By the way, what do we expect from a Dutch poster? Should it look like this:
... or this?
... or maybe this?
And when it comes to the politics, our expectations usually don't go beyond a colorful Mayday:
Now please say good-bye to all your expectations and send your stereotypes to the nearest scrapyard. Here is a typical example of the Interbellum Dutch propaganda:
Cornelis Rose urges us to read De Tribune, a "revolutionary people's daily". The year is 1931.
Albert Funke Kuepper, in a Cassandre-ish manner, is trying to sell us Het Volk, a Social-democratic daily (1929)
Another piece of Social-Democratic propaganda, an election poster by Albert Hahn, is calling: "Paint South Holland red!" (1932)
Labour and bread are promised (again, in red) to the people by the National-Socialist Movement.
And even the Roman-Catholic State Party's poster (by Jos van Woerkom, 1937) has a generous touch of red color
"Choose Red" by Walter for the Social-Democratic Workers' Party, 1929
The elections are about the future of your children - this is the red-flagged message of the same party, delivered by Fre Cohen (1930)
Here it is, the Red Fist, squeezing every enemy of the working class. Steef Davidson, 1931
De Fakkel means "the Torch". It's the name of the Independent Socialist Party daily, and this Red Torch was created by Meijer Bleekrode and Cornelis Rose in 1932
Futurism for the masses. Another De Tribune poster, by Cornelis Rose and Bergboom. 1932
Red Musicians. Joan B. Luersen, Francois Elsen for the Proletarian Musicians Union, 1931
An all-red sports festival. OK, it's International Workers Sports Festival (Albert Hahn, 1929)
Enough with the politics. The Interbellum Netherlands produced scores of striking commercial posters, promoting trade and industrial fair, transportation, radio sets, light bulbs - actually, everything. I especially love this one:
Philips Radio. 1930
Kees van der Laan. National Flight School. 1932
Aviation Lottery. 1934
Fly to Java by KNILM. 1938
Daan de Vries. Tourist Trophy - Dutch Grand Prix 1931
Amsterdam Motor Show 1935
By the way, A.M. Cassandre worked for the Dutch customers:
This 1930 poster is quite famous.
This, printed in 1928 for the Channel Ferries Service, is probably less. But isn't it great?

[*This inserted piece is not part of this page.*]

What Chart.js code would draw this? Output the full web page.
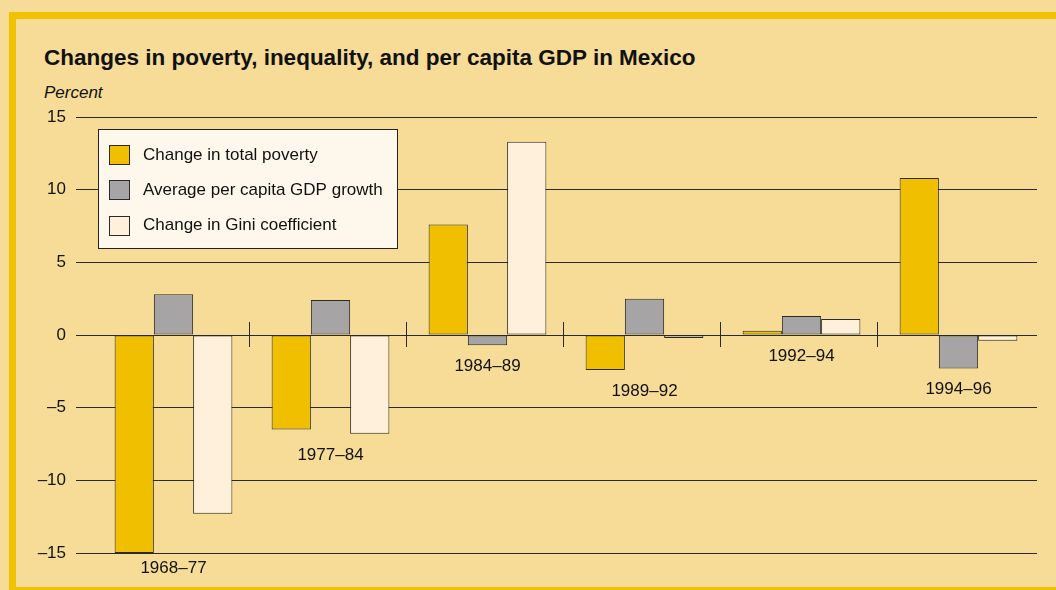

An iconic poster for the industrial exhibition in Rotterdam, also 1928.
Quite en event it was, this exhibition. Another poster, by a local artist:
Jaap Gidding. Netherlands Industry Exhibition. 1928
Henri C. Pieck. Utrecht Fair 1934
Emens. Utrecht Fair 1938
Philips Light Bulbs. 1938
Woldring. Study Technology at Home. 1938
Zandvoort Trophy. 1939
Holland-America Line to New York. 1939
Unfortunately, 1939 was not only the World's fair year. In May 1940, the Netherlands surrendered to the German forces. Thanks to this exceptional website, we can search digitized national memory for the stuff printed under the Nazi rule - but it's another story for another day.